Meski ada Gubug yang berada dipinggir Pantai telah siap
disinggahi, perjalanan kami belum juga berhenti.
“Kita mau kemana lagi?” tanyaku dalam hati,
“Mbak, aku pelan ya, penting selamat” kataku ke Mbak Lintang sambil tetap fokus pada jalan setapak pinggir karang dan tampak seperti rawa itu. Jika tergelincir, sisi tebing dan tumbuhan yang menggantung siap menangkap kami, tapi kami tak berharap itu terjadi.
Salamku untukmu
dari hati yang terdalam, laut biru.....
Masya Allah, hamparan laut lepas yang berbatasan dengan
Samudera Hindia memanjakan mata. Sepi, iya benar-benar sepi, hanya kita berlima
dan tentunya Allah serta kedua malaikat yang menemani.
Sampailah kami di tepi pantai yang memang tak berpenghuni, tanpa
pengunjung selain kita. Gulatan air menari dengan gemulai menyapa kaki-kaki
yang rindu ingin segera bercengkrama menyatu dengan air yang belum tercemar.
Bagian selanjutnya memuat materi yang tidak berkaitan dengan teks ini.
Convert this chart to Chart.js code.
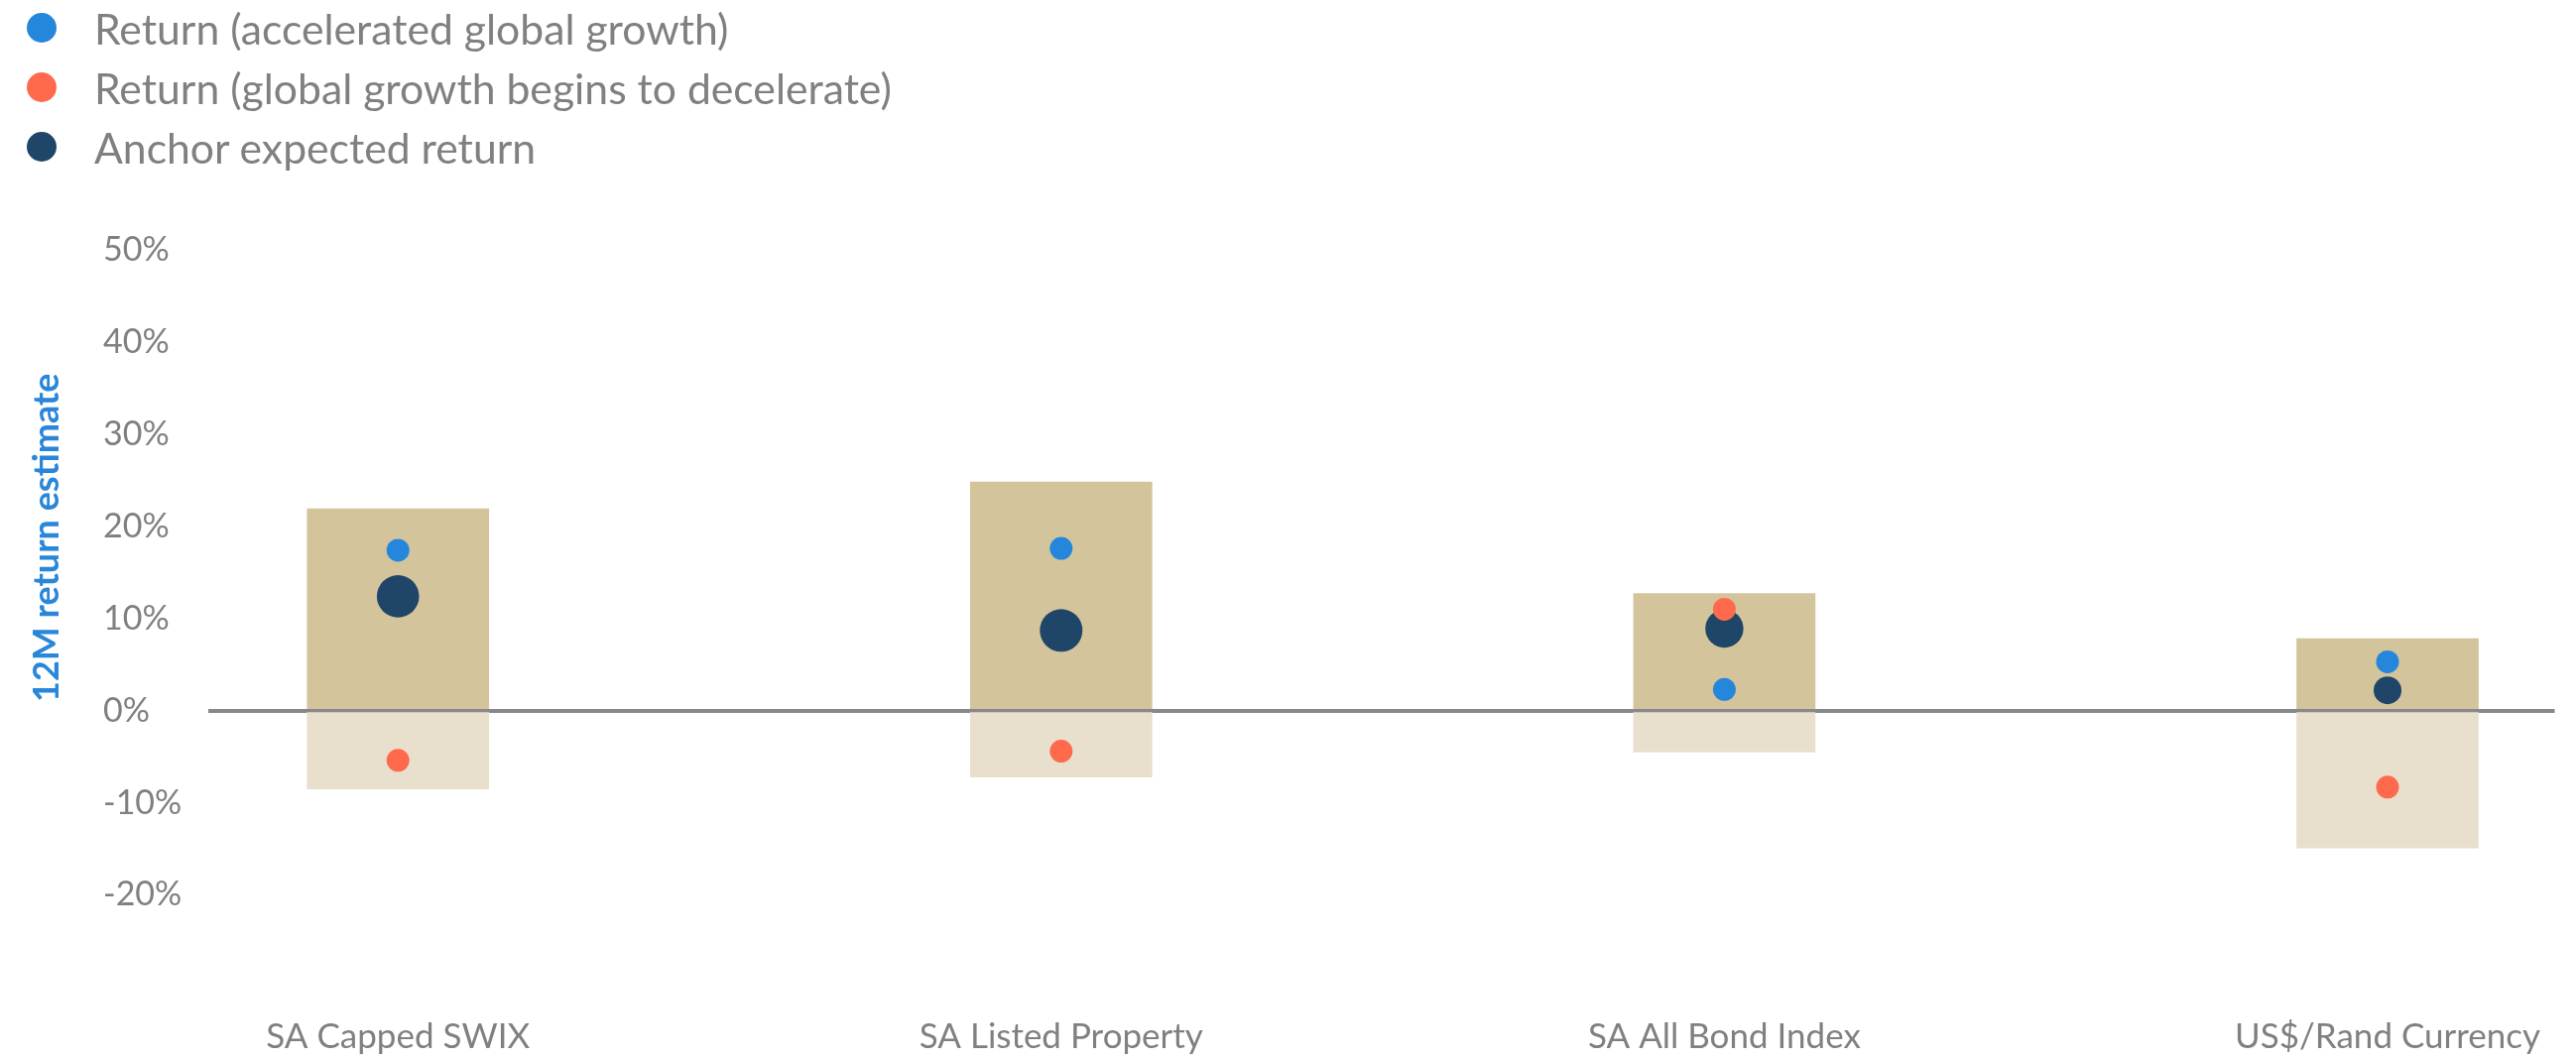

Indah, menakjubkan. Dua pulau agak menjorok kelaut memecah gelombang ganas
ombak. Saat itu laut sedikit pasang dengan ombak yang cukup kuat.
Terima kasih ya
Rabb telah diijinkan untuk menikmati suasana pantai yang indah ini, dengan
kedamaian tentunya....
Senyum-senyum simpul bahagia tampak dimasing-masing wajah
kita berlima. Aku dan Mbak Lintang tentunya, terima kasih untuk Mas Syam dan
Mas Roy yang telah menjadi perantara kebahagiaan ini. Kami berjalan bermanja
ria dengan
pasir dan ombak. Dua orang yang pernah bermimpi memiliki maskapai SR itu justru
berenang ditengah kuatnya ombak yang datang. Melihat mereka.... ah, beraninya
mereka kearah tengah dan melawan ombak tanpa alat pelindung.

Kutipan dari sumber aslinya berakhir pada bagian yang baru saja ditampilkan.